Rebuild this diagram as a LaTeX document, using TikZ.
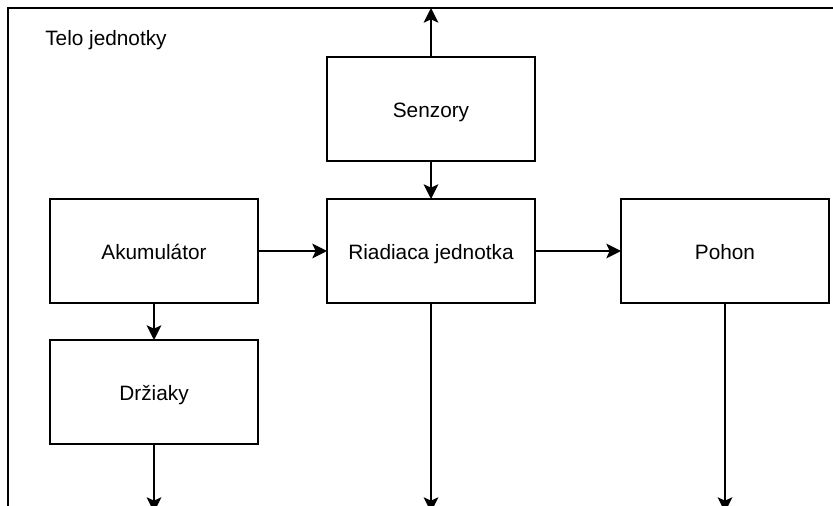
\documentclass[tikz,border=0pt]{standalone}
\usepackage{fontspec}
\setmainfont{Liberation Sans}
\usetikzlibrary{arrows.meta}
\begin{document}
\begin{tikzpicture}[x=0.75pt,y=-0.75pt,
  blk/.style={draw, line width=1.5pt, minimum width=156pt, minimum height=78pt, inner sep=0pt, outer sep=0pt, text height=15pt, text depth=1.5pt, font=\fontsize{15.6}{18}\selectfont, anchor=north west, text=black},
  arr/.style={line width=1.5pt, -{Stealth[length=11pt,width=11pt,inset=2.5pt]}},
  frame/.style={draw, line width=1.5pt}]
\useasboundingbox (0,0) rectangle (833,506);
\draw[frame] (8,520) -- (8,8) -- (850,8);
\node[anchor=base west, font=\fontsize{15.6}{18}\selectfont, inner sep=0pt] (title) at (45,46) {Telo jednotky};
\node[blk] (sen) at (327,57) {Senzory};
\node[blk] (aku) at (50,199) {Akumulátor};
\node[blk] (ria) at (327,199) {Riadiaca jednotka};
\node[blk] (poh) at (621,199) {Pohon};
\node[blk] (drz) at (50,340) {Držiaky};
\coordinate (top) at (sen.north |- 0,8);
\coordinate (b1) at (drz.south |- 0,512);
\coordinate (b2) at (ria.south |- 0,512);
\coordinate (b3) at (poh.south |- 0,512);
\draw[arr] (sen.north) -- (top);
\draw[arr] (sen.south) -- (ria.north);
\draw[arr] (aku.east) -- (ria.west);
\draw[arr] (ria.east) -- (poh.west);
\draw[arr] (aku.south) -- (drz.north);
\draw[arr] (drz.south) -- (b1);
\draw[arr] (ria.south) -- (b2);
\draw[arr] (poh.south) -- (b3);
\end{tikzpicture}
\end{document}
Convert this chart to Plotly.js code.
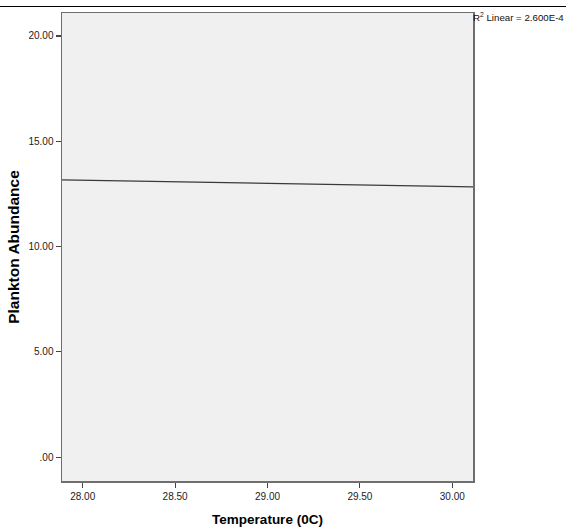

══════════

WORK TO DO:
In the copy, include all records verbatim but no images.

THE REPLY:
Rebuild this diagram as a LaTeX document, using TikZ.
\documentclass[tikz,border=0pt]{standalone}
\usepackage{fontspec}
\setmainfont{Liberation Sans}
\usetikzlibrary{arrows.meta}
\begin{document}
\begin{tikzpicture}[x=0.75pt,y=-0.75pt,
  blk/.style={draw, line width=1.5pt, minimum width=156pt, minimum height=78pt, inner sep=0pt, outer sep=0pt, text height=15pt, text depth=1.5pt, font=\fontsize{15.6}{18}\selectfont, anchor=north west, text=black},
  arr/.style={line width=1.5pt, -{Stealth[length=11pt,width=11pt,inset=2.5pt]}},
  frame/.style={draw, line width=1.5pt}]
\useasboundingbox (0,0) rectangle (833,506);
\draw[frame] (8,520) -- (8,8) -- (850,8);
\node[anchor=base west, font=\fontsize{15.6}{18}\selectfont, inner sep=0pt] (title) at (45,46) {Telo jednotky};
\node[blk] (sen) at (327,57) {Senzory};
\node[blk] (aku) at (50,199) {Akumulátor};
\node[blk] (ria) at (327,199) {Riadiaca jednotka};
\node[blk] (poh) at (621,199) {Pohon};
\node[blk] (drz) at (50,340) {Držiaky};
\coordinate (top) at (sen.north |- 0,8);
\coordinate (b1) at (drz.south |- 0,512);
\coordinate (b2) at (ria.south |- 0,512);
\coordinate (b3) at (poh.south |- 0,512);
\draw[arr] (sen.north) -- (top);
\draw[arr] (sen.south) -- (ria.north);
\draw[arr] (aku.east) -- (ria.west);
\draw[arr] (ria.east) -- (poh.west);
\draw[arr] (aku.south) -- (drz.north);
\draw[arr] (drz.south) -- (b1);
\draw[arr] (ria.south) -- (b2);
\draw[arr] (poh.south) -- (b3);
\end{tikzpicture}
\end{document}
Convert this chart to Plotly.js code.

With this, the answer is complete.